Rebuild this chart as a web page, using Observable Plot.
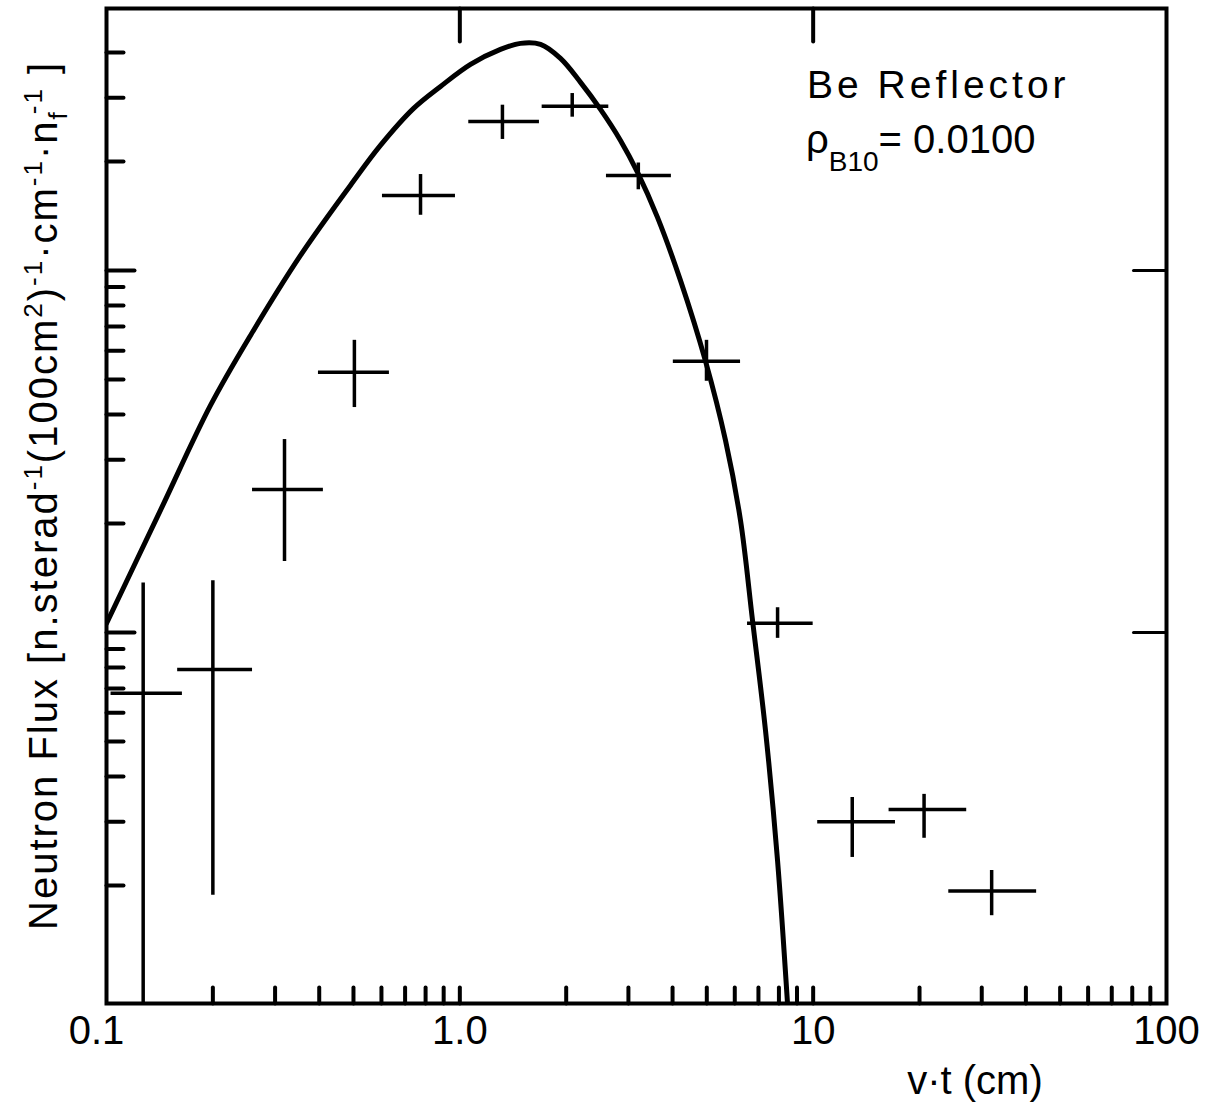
<!DOCTYPE html>
<html><head><meta charset="utf-8">
<script src="https://cdn.jsdelivr.net/npm/d3@7"></script>
<script src="https://cdn.jsdelivr.net/npm/@observablehq/plot@0.6"></script>
<style>body{margin:0;background:#fff}</style>
</head><body><div id="chart"></div>
<script>
// measured data points (v·t bins and neutron flux with errors)
const binLo = [0.103, 0.159, 0.259, 0.398, 0.604, 1.06, 1.71, 2.60, 4.02, 6.52, 10.3, 16.4, 24.2];
const binHi = [0.164, 0.259, 0.411, 0.632, 0.972, 1.68, 2.64, 3.97, 6.23, 10.0, 17.1, 27.2, 42.9];
const xMid  = [0.127, 0.200, 0.319, 0.503, 0.774, 1.32, 2.08, 3.20, 4.99, 7.93, 12.9, 20.6, 32.0];
const yMid  = [0.679, 0.790, 2.48, 5.23, 16.1, 25.8, 28.4, 18.3, 5.61, 1.06, 0.300, 0.324, 0.193];
const yLo   = [0.050, 0.188, 1.57, 4.18, 14.2, 23.0, 26.5, 16.7, 4.94, 0.963, 0.239, 0.270, 0.165];
const yHi   = [1.37, 1.39, 3.41, 6.41, 18.4, 28.6, 30.8, 19.8, 6.41, 1.17, 0.350, 0.357, 0.220];

// calculated curve
const curveX = [0.100, 0.1421, 0.1969, 0.2556, 0.354, 0.490, 0.596, 0.740, 0.882, 1.072, 1.303, 1.485, 1.692, 1.927, 2.196, 2.501, 2.849, 3.184, 3.626, 4.211, 4.960, 5.648, 6.228, 6.736, 7.330, 7.928, 8.50];
const curveY = [1.059, 2.173, 4.237, 6.613, 11.00, 17.17, 22.15, 28.03, 32.23, 37.08, 40.78, 42.38, 42.10, 38.51, 33.07, 27.85, 22.86, 18.65, 14.01, 9.384, 5.607, 3.392, 2.039, 1.079, 0.536, 0.2345, 0.088];

// axis ticks and labels
const xTicksBottom = [0.2,0.3,0.4,0.5,0.6,0.7,0.8,0.9,1,2,3,4,5,6,7,8,9,10,20,30,40,50,60,70,80,90];
const xTicksTop = [1, 10];
const xLabelValues = [0.1, 1, 10, 100];
const xLabels = ["0.1", "1.0", "10", "100"];
const yMajor = [1, 10];
const yMinor = [0.2,0.3,0.4,0.5,0.6,0.7,0.8,0.9,2,3,4,5,6,7,8,9,20,30,40];

const points = xMid.map((x, i) => ({x, y: yMid[i], lo: yLo[i], hi: yHi[i], x1: binLo[i], x2: binHi[i]}));
const curve = curveX.map((x, i) => ({x, y: curveY[i]}));
const labels = xLabelValues.map((v, i) => ({v, t: xLabels[i]}));

const tickShape = {draw(ctx, l) { ctx.moveTo(0, 0); ctx.lineTo(0, -l); }};
const FONT = "'Liberation Sans', Arial, sans-serif";

const chart = Plot.plot({
  width: 1221, height: 1106,
  marginLeft: 106, marginRight: 55, marginTop: 8, marginBottom: 103,
  x: {type: "log", domain: [0.1, 100], axis: null},
  y: {type: "log", domain: [0.0944, 52.9], axis: null},
  style: {background: "white", fontFamily: FONT, color: "black"},
  marks: [
    Plot.vector(xTicksBottom, {x: d => d, frameAnchor: "bottom", rotate: 0, length: 16, anchor: "start", shape: tickShape, stroke: "black", strokeWidth: 4}),
    Plot.vector(xTicksTop, {x: d => d, frameAnchor: "top", rotate: 180, length: 33, anchor: "start", shape: tickShape, stroke: "black", strokeWidth: 4}),
    Plot.vector(yMinor, {y: d => d, frameAnchor: "left", rotate: 90, length: 17, anchor: "start", shape: tickShape, stroke: "black", strokeWidth: 4}),
    Plot.vector(yMajor, {y: d => d, frameAnchor: "left", rotate: 90, length: 28, anchor: "start", shape: tickShape, stroke: "black", strokeWidth: 4}),
    Plot.vector(yMajor, {y: d => d, frameAnchor: "right", rotate: -90, length: 33, anchor: "start", shape: tickShape, stroke: "black", strokeWidth: 3}),
    Plot.ruleX(points, {x: "x", y1: "lo", y2: "hi", stroke: "black", strokeWidth: 3.5, clip: true}),
    Plot.ruleY(points, {y: "y", x1: "x1", x2: "x2", stroke: "black", strokeWidth: 3.5, clip: true}),
    Plot.line(curve, {x: "x", y: "y", curve: "catmull-rom", stroke: "black", strokeWidth: 5, clip: true}),
    Plot.frame({stroke: "black", strokeWidth: 4}),
    Plot.text(labels.slice(0, 1), {x: "v", text: "t", frameAnchor: "bottom", lineAnchor: "top", dy: 12, dx: -10, fontSize: 40, fill: "black"}),
    Plot.text(labels.slice(1), {x: "v", text: "t", frameAnchor: "bottom", lineAnchor: "top", dy: 12, fontSize: 40, fill: "black"})
  ]
});
document.getElementById("chart").appendChild(chart);

const svg = d3.select(chart);
const S = 40;
// y axis label
const yl = svg.append("text").attr("transform", "translate(57,930) rotate(-90)")
  .attr("text-anchor", "start")
  .attr("font-family", FONT).attr("font-size", S).attr("letter-spacing", 2).attr("fill", "black");
const sup = 0.65 * S, up = 15, sb = 10;
yl.append("tspan").text("Neutron Flux [n.sterad");
yl.append("tspan").text("-1").attr("font-size", sup).attr("dy", -up);
yl.append("tspan").text("(100cm").attr("dy", up);
yl.append("tspan").text("2").attr("font-size", sup).attr("dy", -up);
yl.append("tspan").text(")").attr("dy", up);
yl.append("tspan").text("-1").attr("font-size", sup).attr("dy", -up);
yl.append("tspan").text("·cm").attr("dy", up);
yl.append("tspan").text("-1").attr("font-size", sup).attr("dy", -up);
yl.append("tspan").text("·n").attr("dy", up);
yl.append("tspan").text("f").attr("font-size", sup).attr("dy", sb);
yl.append("tspan").text("-1").attr("font-size", sup).attr("dy", -sb - up).attr("dx", -4);
yl.append("tspan").text(" ]").attr("dy", up);

// x axis label
svg.append("text").attr("x", 975).attr("y", 1094).attr("text-anchor", "middle")
  .attr("font-family", FONT).attr("font-size", S).attr("fill", "black").text("v·t (cm)");

// annotation
svg.append("text").attr("x", 807).attr("y", 98).attr("text-anchor", "start")
  .attr("font-family", FONT).attr("font-size", 39).attr("letter-spacing", 4).attr("fill", "black").text("Be Reflector");
const an = svg.append("text").attr("x", 806).attr("y", 153).attr("text-anchor", "start")
  .attr("font-family", FONT).attr("font-size", S).attr("fill", "black");
an.append("tspan").text("ρ");
an.append("tspan").text("B10").attr("font-size", 28).attr("dy", 18);
an.append("tspan").text("= 0.0100").attr("dy", -18);
</script>
</body></html>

- - - - - - -

• **What the task requires**
Retype each line of the listing above word for word. Exclude the pictures.

• **Answer to this exercise**
Rebuild this chart as a web page, using Observable Plot.
<!DOCTYPE html>
<html><head><meta charset="utf-8">
<script src="https://cdn.jsdelivr.net/npm/d3@7"></script>
<script src="https://cdn.jsdelivr.net/npm/@observablehq/plot@0.6"></script>
<style>body{margin:0;background:#fff}</style>
</head><body><div id="chart"></div>
<script>
// measured data points (v·t bins and neutron flux with errors)
const binLo = [0.103, 0.159, 0.259, 0.398, 0.604, 1.06, 1.71, 2.60, 4.02, 6.52, 10.3, 16.4, 24.2];
const binHi = [0.164, 0.259, 0.411, 0.632, 0.972, 1.68, 2.64, 3.97, 6.23, 10.0, 17.1, 27.2, 42.9];
const xMid  = [0.127, 0.200, 0.319, 0.503, 0.774, 1.32, 2.08, 3.20, 4.99, 7.93, 12.9, 20.6, 32.0];
const yMid  = [0.679, 0.790, 2.48, 5.23, 16.1, 25.8, 28.4, 18.3, 5.61, 1.06, 0.300, 0.324, 0.193];
const yLo   = [0.050, 0.188, 1.57, 4.18, 14.2, 23.0, 26.5, 16.7, 4.94, 0.963, 0.239, 0.270, 0.165];
const yHi   = [1.37, 1.39, 3.41, 6.41, 18.4, 28.6, 30.8, 19.8, 6.41, 1.17, 0.350, 0.357, 0.220];

// calculated curve
const curveX = [0.100, 0.1421, 0.1969, 0.2556, 0.354, 0.490, 0.596, 0.740, 0.882, 1.072, 1.303, 1.485, 1.692, 1.927, 2.196, 2.501, 2.849, 3.184, 3.626, 4.211, 4.960, 5.648, 6.228, 6.736, 7.330, 7.928, 8.50];
const curveY = [1.059, 2.173, 4.237, 6.613, 11.00, 17.17, 22.15, 28.03, 32.23, 37.08, 40.78, 42.38, 42.10, 38.51, 33.07, 27.85, 22.86, 18.65, 14.01, 9.384, 5.607, 3.392, 2.039, 1.079, 0.536, 0.2345, 0.088];

// axis ticks and labels
const xTicksBottom = [0.2,0.3,0.4,0.5,0.6,0.7,0.8,0.9,1,2,3,4,5,6,7,8,9,10,20,30,40,50,60,70,80,90];
const xTicksTop = [1, 10];
const xLabelValues = [0.1, 1, 10, 100];
const xLabels = ["0.1", "1.0", "10", "100"];
const yMajor = [1, 10];
const yMinor = [0.2,0.3,0.4,0.5,0.6,0.7,0.8,0.9,2,3,4,5,6,7,8,9,20,30,40];

const points = xMid.map((x, i) => ({x, y: yMid[i], lo: yLo[i], hi: yHi[i], x1: binLo[i], x2: binHi[i]}));
const curve = curveX.map((x, i) => ({x, y: curveY[i]}));
const labels = xLabelValues.map((v, i) => ({v, t: xLabels[i]}));

const tickShape = {draw(ctx, l) { ctx.moveTo(0, 0); ctx.lineTo(0, -l); }};
const FONT = "'Liberation Sans', Arial, sans-serif";

const chart = Plot.plot({
  width: 1221, height: 1106,
  marginLeft: 106, marginRight: 55, marginTop: 8, marginBottom: 103,
  x: {type: "log", domain: [0.1, 100], axis: null},
  y: {type: "log", domain: [0.0944, 52.9], axis: null},
  style: {background: "white", fontFamily: FONT, color: "black"},
  marks: [
    Plot.vector(xTicksBottom, {x: d => d, frameAnchor: "bottom", rotate: 0, length: 16, anchor: "start", shape: tickShape, stroke: "black", strokeWidth: 4}),
    Plot.vector(xTicksTop, {x: d => d, frameAnchor: "top", rotate: 180, length: 33, anchor: "start", shape: tickShape, stroke: "black", strokeWidth: 4}),
    Plot.vector(yMinor, {y: d => d, frameAnchor: "left", rotate: 90, length: 17, anchor: "start", shape: tickShape, stroke: "black", strokeWidth: 4}),
    Plot.vector(yMajor, {y: d => d, frameAnchor: "left", rotate: 90, length: 28, anchor: "start", shape: tickShape, stroke: "black", strokeWidth: 4}),
    Plot.vector(yMajor, {y: d => d, frameAnchor: "right", rotate: -90, length: 33, anchor: "start", shape: tickShape, stroke: "black", strokeWidth: 3}),
    Plot.ruleX(points, {x: "x", y1: "lo", y2: "hi", stroke: "black", strokeWidth: 3.5, clip: true}),
    Plot.ruleY(points, {y: "y", x1: "x1", x2: "x2", stroke: "black", strokeWidth: 3.5, clip: true}),
    Plot.line(curve, {x: "x", y: "y", curve: "catmull-rom", stroke: "black", strokeWidth: 5, clip: true}),
    Plot.frame({stroke: "black", strokeWidth: 4}),
    Plot.text(labels.slice(0, 1), {x: "v", text: "t", frameAnchor: "bottom", lineAnchor: "top", dy: 12, dx: -10, fontSize: 40, fill: "black"}),
    Plot.text(labels.slice(1), {x: "v", text: "t", frameAnchor: "bottom", lineAnchor: "top", dy: 12, fontSize: 40, fill: "black"})
  ]
});
document.getElementById("chart").appendChild(chart);

const svg = d3.select(chart);
const S = 40;
// y axis label
const yl = svg.append("text").attr("transform", "translate(57,930) rotate(-90)")
  .attr("text-anchor", "start")
  .attr("font-family", FONT).attr("font-size", S).attr("letter-spacing", 2).attr("fill", "black");
const sup = 0.65 * S, up = 15, sb = 10;
yl.append("tspan").text("Neutron Flux [n.sterad");
yl.append("tspan").text("-1").attr("font-size", sup).attr("dy", -up);
yl.append("tspan").text("(100cm").attr("dy", up);
yl.append("tspan").text("2").attr("font-size", sup).attr("dy", -up);
yl.append("tspan").text(")").attr("dy", up);
yl.append("tspan").text("-1").attr("font-size", sup).attr("dy", -up);
yl.append("tspan").text("·cm").attr("dy", up);
yl.append("tspan").text("-1").attr("font-size", sup).attr("dy", -up);
yl.append("tspan").text("·n").attr("dy", up);
yl.append("tspan").text("f").attr("font-size", sup).attr("dy", sb);
yl.append("tspan").text("-1").attr("font-size", sup).attr("dy", -sb - up).attr("dx", -4);
yl.append("tspan").text(" ]").attr("dy", up);

// x axis label
svg.append("text").attr("x", 975).attr("y", 1094).attr("text-anchor", "middle")
  .attr("font-family", FONT).attr("font-size", S).attr("fill", "black").text("v·t (cm)");

// annotation
svg.append("text").attr("x", 807).attr("y", 98).attr("text-anchor", "start")
  .attr("font-family", FONT).attr("font-size", 39).attr("letter-spacing", 4).attr("fill", "black").text("Be Reflector");
const an = svg.append("text").attr("x", 806).attr("y", 153).attr("text-anchor", "start")
  .attr("font-family", FONT).attr("font-size", S).attr("fill", "black");
an.append("tspan").text("ρ");
an.append("tspan").text("B10").attr("font-size", 28).attr("dy", 18);
an.append("tspan").text("= 0.0100").attr("dy", -18);
</script>
</body></html>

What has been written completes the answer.